━━━ Material for this exercise ━━━

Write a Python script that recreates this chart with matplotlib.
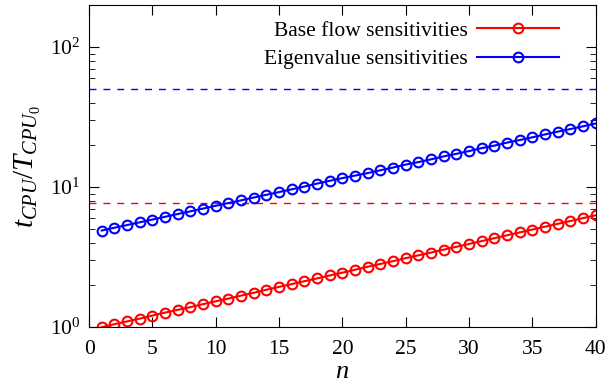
import matplotlib
matplotlib.use("Agg")
import matplotlib.pyplot as plt
from matplotlib.ticker import LogLocator, FixedLocator

plt.rcParams["font.family"] = ["Liberation Serif", "DejaVu Serif"]
plt.rcParams["mathtext.fontset"] = "custom"
plt.rcParams["mathtext.rm"] = "Liberation Serif"
plt.rcParams["mathtext.it"] = "Liberation Serif:italic"

n = list(range(1, 41))
base_flow = [1.00, 1.05, 1.10, 1.15, 1.21, 1.27, 1.33, 1.39, 1.46, 1.53,
             1.60, 1.68, 1.76, 1.85, 1.94, 2.03, 2.13, 2.23, 2.34, 2.45,
             2.57, 2.70, 2.83, 2.96, 3.11, 3.26, 3.41, 3.58, 3.75, 3.93,
             4.12, 4.32, 4.53, 4.75, 4.98, 5.22, 5.47, 5.73, 6.01, 6.30]
eigenvalue = [4.90, 5.13, 5.36, 5.61, 5.87, 6.14, 6.43, 6.72, 7.03, 7.36,
              7.70, 8.05, 8.43, 8.82, 9.22, 9.65, 10.1, 10.6, 11.1, 11.6,
              12.1, 12.6, 13.2, 13.8, 14.5, 15.1, 15.8, 16.6, 17.3, 18.1,
              19.0, 19.8, 20.8, 21.7, 22.7, 23.8, 24.9, 26.0, 27.2, 28.5]
base_ref = 7.7
eig_ref = 50.0

fig = plt.figure(figsize=(6.06, 3.84), dpi=100)
ax = fig.add_axes([0.147, 0.148, 0.836, 0.839])

ax.axhline(base_ref, color="#ff0000", ls=(0, (5, 5)), lw=1.0)
ax.axhline(eig_ref, color="#0000ff", ls=(0, (5, 5)), lw=1.0)
ax.plot(n, base_flow, color="#ff0000", lw=1.5, marker="o", ms=7, mfc="none",
        mew=1.5, label="Base flow sensitivities")
ax.plot(n, eigenvalue, color="#0000ff", lw=1.5, marker="o", ms=7, mfc="none",
        mew=1.5, label="Eigenvalue sensitivities")

ax.set_yscale("log")
ax.set_xlim(0, 40)
ax.set_ylim(1, 200)
ax.xaxis.set_major_locator(FixedLocator(range(0, 41, 5)))
ax.yaxis.set_major_locator(LogLocator(base=10, numticks=10))
ax.yaxis.set_minor_locator(LogLocator(base=10, subs=range(2, 10), numticks=10))
ax.tick_params(which="both", direction="in", top=True, right=True, labelsize=15.5)
ax.tick_params(which="major", length=7)
ax.tick_params(which="minor", length=4)
ax.tick_params(axis="x", pad=9)
ax.tick_params(axis="y", pad=6)

ax.set_xlabel("$n$", fontsize=19, labelpad=2)
ax.set_ylabel("$t_{CPU}/T_{CPU_0}$", fontsize=21, labelpad=5)

ax.legend(loc="upper right", bbox_to_anchor=(0.9224, 0.946),
          bbox_transform=fig.transFigure, frameon=False, markerfirst=False,
          numpoints=1, handlelength=3.8, fontsize=15.5, borderaxespad=0,
          borderpad=0, labelspacing=0.38, handletextpad=0.45)

fig.savefig("out.png", dpi=100)
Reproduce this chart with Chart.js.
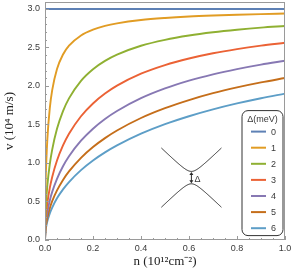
<!DOCTYPE html>
<html>
<head>
<meta charset="utf-8">
<script src="https://cdn.jsdelivr.net/npm/chart.js@4/dist/chart.umd.min.js"></script>
<style>
  html, body { margin: 0; padding: 0; background: #fff; }
  #wrap { width: 291px; height: 269px; }
</style>
</head>
<body>
<div id="wrap"><canvas id="c" width="291" height="269"></canvas></div>
<script>
// ---- data ----
const nValues = [0, 0.002, 0.005, 0.01, 0.02, 0.03, 0.05, 0.075, 0.1, 0.15, 0.2, 0.25, 0.3, 0.4, 0.5, 0.6, 0.7, 0.8, 0.9, 1.0];
const gapLabels = ["0", "1", "2", "3", "4", "5", "6"];
const v0 = [3.0, 3.0, 3.0, 3.0, 3.0, 3.0, 3.0, 3.0, 3.0, 3.0, 3.0, 3.0, 3.0, 3.0, 3.0, 3.0, 3.0, 3.0, 3.0, 3.0];
const v1 = [0, 0.644, 0.985, 1.323, 1.712, 1.945, 2.219, 2.408, 2.523, 2.656, 2.731, 2.779, 2.812, 2.856, 2.883, 2.902, 2.915, 2.925, 2.933, 2.940];
const v2 = [0, 0.327, 0.513, 0.715, 0.984, 1.174, 1.443, 1.674, 1.839, 2.067, 2.218, 2.326, 2.407, 2.522, 2.599, 2.655, 2.697, 2.730, 2.757, 2.778];
const v3 = [0, 0.219, 0.345, 0.485, 0.677, 0.819, 1.032, 1.228, 1.380, 1.607, 1.773, 1.901, 2.004, 2.159, 2.271, 2.356, 2.424, 2.478, 2.523, 2.561];
const v4 = [0, 0.165, 0.260, 0.366, 0.514, 0.625, 0.795, 0.957, 1.087, 1.289, 1.445, 1.571, 1.675, 1.841, 1.968, 2.069, 2.151, 2.219, 2.277, 2.327];
const v5 = [0, 0.132, 0.208, 0.293, 0.413, 0.504, 0.644, 0.780, 0.890, 1.067, 1.207, 1.323, 1.422, 1.584, 1.712, 1.817, 1.906, 1.981, 2.046, 2.103];
const v6 = [0, 0.110, 0.173, 0.245, 0.345, 0.421, 0.541, 0.657, 0.752, 0.907, 1.032, 1.137, 1.228, 1.380, 1.504, 1.607, 1.696, 1.773, 1.841, 1.901];
const xTicks = [0, 0.2, 0.4, 0.6, 0.8, 1.0];
const yTicks = [0, 0.5, 1.0, 1.5, 2.0, 2.5, 3.0];
const legendTitle = "Δ(meV)";
const xTitle = "n (10¹²cm⁻²)";
const yTitle = "v (10⁴ m/s)";
// ---------------------------------------

const series = [v0, v1, v2, v3, v4, v5, v6];
const colors = ["#5E81B5", "#E19C24", "#8FB032", "#EB6235", "#8778B3", "#C56E1A", "#5D9EC7"];

const datasets = series.map((vals, i) => ({
  label: gapLabels[i],
  data: nValues.map((n, k) => ({ x: n, y: vals[k] })),
  borderColor: colors[i],
  backgroundColor: colors[i],
  borderWidth: 1.9,
  pointRadius: 0,
  cubicInterpolationMode: 'monotone',
  fill: false
}));

const FRAME = "#9a9a9a";
const TXT = "#3a3a3a";

const framePlugin = {
  id: 'frame',
  afterDatasetsDraw(chart) {
    const ctx = chart.ctx, a = chart.chartArea;
    const xs = chart.scales.x, ys = chart.scales.y;
    ctx.save();
    ctx.strokeStyle = FRAME;
    ctx.lineWidth = 1;
    ctx.strokeRect(Math.round(a.left) + 0.5, Math.round(a.top) + 0.5,
                   Math.round(a.right - a.left) - 1, Math.round(a.bottom - a.top) - 1);
    // inward ticks
    ctx.beginPath();
    for (let k = 0; k <= 20; k++) {
      const v = k * 0.05;
      const px = Math.round(xs.getPixelForValue(v)) + 0.5;
      const len = (k % 4 === 0) ? 4 : 2;
      ctx.moveTo(px, a.bottom); ctx.lineTo(px, a.bottom - len);
    }
    for (let k = 0; k <= 31; k++) {
      const v = k * 0.1;
      const py = Math.round(ys.getPixelForValue(v)) + 0.5;
      if (py < a.top) continue;
      const len = (k % 5 === 0) ? 4 : 2;
      ctx.moveTo(a.left, py); ctx.lineTo(a.left + len, py);
    }
    ctx.stroke();

    // inset: gapped dispersion sketch
    const cx = xs.getPixelForValue(0.61);
    const cy = ys.getPixelForValue(0.81);
    const g = 6.2, half = 30, slope = 0.965;
    ctx.strokeStyle = "#2b2b2b";
    ctx.lineWidth = 1;
    for (const s of [-1, 1]) {
      ctx.beginPath();
      for (let d = -half; d <= half; d += 1) {
        const y = cy + s * Math.sqrt(g * g + (slope * d) * (slope * d));
        if (d === -half) ctx.moveTo(cx + d, y); else ctx.lineTo(cx + d, y);
      }
      ctx.stroke();
    }
    // double arrow
    const yTop = cy - g + 0.5, yBot = cy + g - 0.5;
    ctx.beginPath();
    ctx.moveTo(cx, yTop + 1); ctx.lineTo(cx, yBot - 1);
    ctx.stroke();
    ctx.fillStyle = "#2b2b2b";
    ctx.beginPath();
    ctx.moveTo(cx, yTop); ctx.lineTo(cx - 2, yTop + 3); ctx.lineTo(cx + 2, yTop + 3); ctx.closePath(); ctx.fill();
    ctx.beginPath();
    ctx.moveTo(cx, yBot); ctx.lineTo(cx - 2, yBot - 3); ctx.lineTo(cx + 2, yBot - 3); ctx.closePath(); ctx.fill();
    ctx.font = "9px 'Liberation Sans', Arial, sans-serif";
    ctx.textAlign = "left";
    ctx.textBaseline = "middle";
    ctx.fillStyle = TXT;
    ctx.fillText("Δ", cx + 3, cy + 1.5);

    // legend box
    const bx = a.right - 43, by = ys.getPixelForValue(1.68), bw = 41, bh = 125, r = 6;
    ctx.strokeStyle = "#333";
    ctx.lineWidth = 1;
    ctx.beginPath();
    ctx.moveTo(bx + r, by);
    ctx.lineTo(bx + bw - r, by); ctx.arcTo(bx + bw, by, bx + bw, by + r, r);
    ctx.lineTo(bx + bw, by + bh - r); ctx.arcTo(bx + bw, by + bh, bx + bw - r, by + bh, r);
    ctx.lineTo(bx + r, by + bh); ctx.arcTo(bx, by + bh, bx, by + bh - r, r);
    ctx.lineTo(bx, by + r); ctx.arcTo(bx, by, bx + r, by, r);
    ctx.closePath();
    ctx.fillStyle = "#fff";
    ctx.fill();
    ctx.stroke();
    ctx.fillStyle = TXT;
    ctx.textAlign = "center";
    ctx.font = "9px 'Liberation Sans', Arial, sans-serif";
    ctx.fillText(legendTitle, bx + bw / 2, by + 8.5);
    chart.data.datasets.forEach((ds, i) => {
      const yy = by + 21 + i * 16.1;
      ctx.strokeStyle = ds.borderColor;
      ctx.lineWidth = 2;
      ctx.beginPath();
      ctx.moveTo(bx + 9, yy); ctx.lineTo(bx + 24, yy);
      ctx.stroke();
      ctx.fillStyle = TXT;
      ctx.textAlign = "center";
      ctx.fillText(ds.label, bx + 31.5, yy + 0.5);
    });
    ctx.restore();
  }
};

new Chart(document.getElementById('c'), {
  type: 'line',
  data: { datasets },
  options: {
    responsive: false,
    animation: false,
    events: [],
    layout: { padding: { top: 2, right: 6, left: 0, bottom: 0 } },
    plugins: { legend: { display: false }, tooltip: { enabled: false } },
    scales: {
      x: {
        type: 'linear', min: 0, max: 1.0,
        grid: { display: false, drawTicks: false },
        border: { display: false },
        afterBuildTicks: s => { s.ticks = xTicks.map(v => ({ value: v })); },
        afterFit: s => { s.height = 29; s.paddingLeft = 0; s.paddingRight = 0; },
        ticks: {
          color: TXT, padding: 3, maxRotation: 0, autoSkip: false,
          font: { family: "'Liberation Sans', Arial, sans-serif", size: 9 },
          callback: v => Number(v).toFixed(1)
        },
        title: {
          display: true, text: xTitle, color: "#222",
          font: { family: "'Liberation Serif', 'Times New Roman', serif", size: 13 },
          padding: { top: 0, bottom: 0 }
        }
      },
      y: {
        type: 'linear', min: 0, max: 3.09,
        grid: { display: false, drawTicks: false },
        border: { display: false },
        afterBuildTicks: s => { s.ticks = yTicks.map(v => ({ value: v })); },
        afterFit: s => { s.width = 45; s.paddingTop = 0; s.paddingBottom = 0; },
        ticks: {
          color: TXT, padding: 5, autoSkip: false,
          font: { family: "'Liberation Sans', Arial, sans-serif", size: 9 },
          callback: v => Number(v).toFixed(1)
        },
        title: {
          display: true, text: yTitle, color: "#222",
          font: { family: "'Liberation Serif', 'Times New Roman', serif", size: 13 },
          padding: { top: 2, bottom: 0 }
        }
      }
    }
  },
  plugins: [framePlugin]
});
</script>
</body>
</html>
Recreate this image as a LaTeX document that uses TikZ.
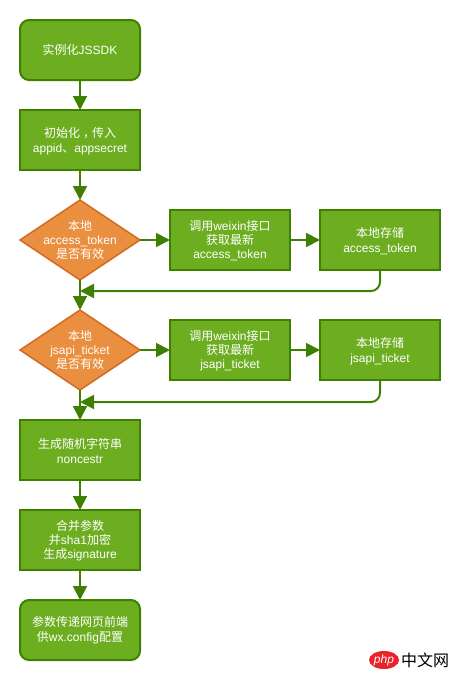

━━━

> _Task requirements_
Give back exactly the lines from the first line of the data through the line with "eig_ref = 50.0", pictures excluded.

> _Response to the task_
Write a Python script that recreates this chart with matplotlib.
import matplotlib
matplotlib.use("Agg")
import matplotlib.pyplot as plt
from matplotlib.ticker import LogLocator, FixedLocator

plt.rcParams["font.family"] = ["Liberation Serif", "DejaVu Serif"]
plt.rcParams["mathtext.fontset"] = "custom"
plt.rcParams["mathtext.rm"] = "Liberation Serif"
plt.rcParams["mathtext.it"] = "Liberation Serif:italic"

n = list(range(1, 41))
base_flow = [1.00, 1.05, 1.10, 1.15, 1.21, 1.27, 1.33, 1.39, 1.46, 1.53,
             1.60, 1.68, 1.76, 1.85, 1.94, 2.03, 2.13, 2.23, 2.34, 2.45,
             2.57, 2.70, 2.83, 2.96, 3.11, 3.26, 3.41, 3.58, 3.75, 3.93,
             4.12, 4.32, 4.53, 4.75, 4.98, 5.22, 5.47, 5.73, 6.01, 6.30]
eigenvalue = [4.90, 5.13, 5.36, 5.61, 5.87, 6.14, 6.43, 6.72, 7.03, 7.36,
              7.70, 8.05, 8.43, 8.82, 9.22, 9.65, 10.1, 10.6, 11.1, 11.6,
              12.1, 12.6, 13.2, 13.8, 14.5, 15.1, 15.8, 16.6, 17.3, 18.1,
              19.0, 19.8, 20.8, 21.7, 22.7, 23.8, 24.9, 26.0, 27.2, 28.5]
base_ref = 7.7
eig_ref = 50.0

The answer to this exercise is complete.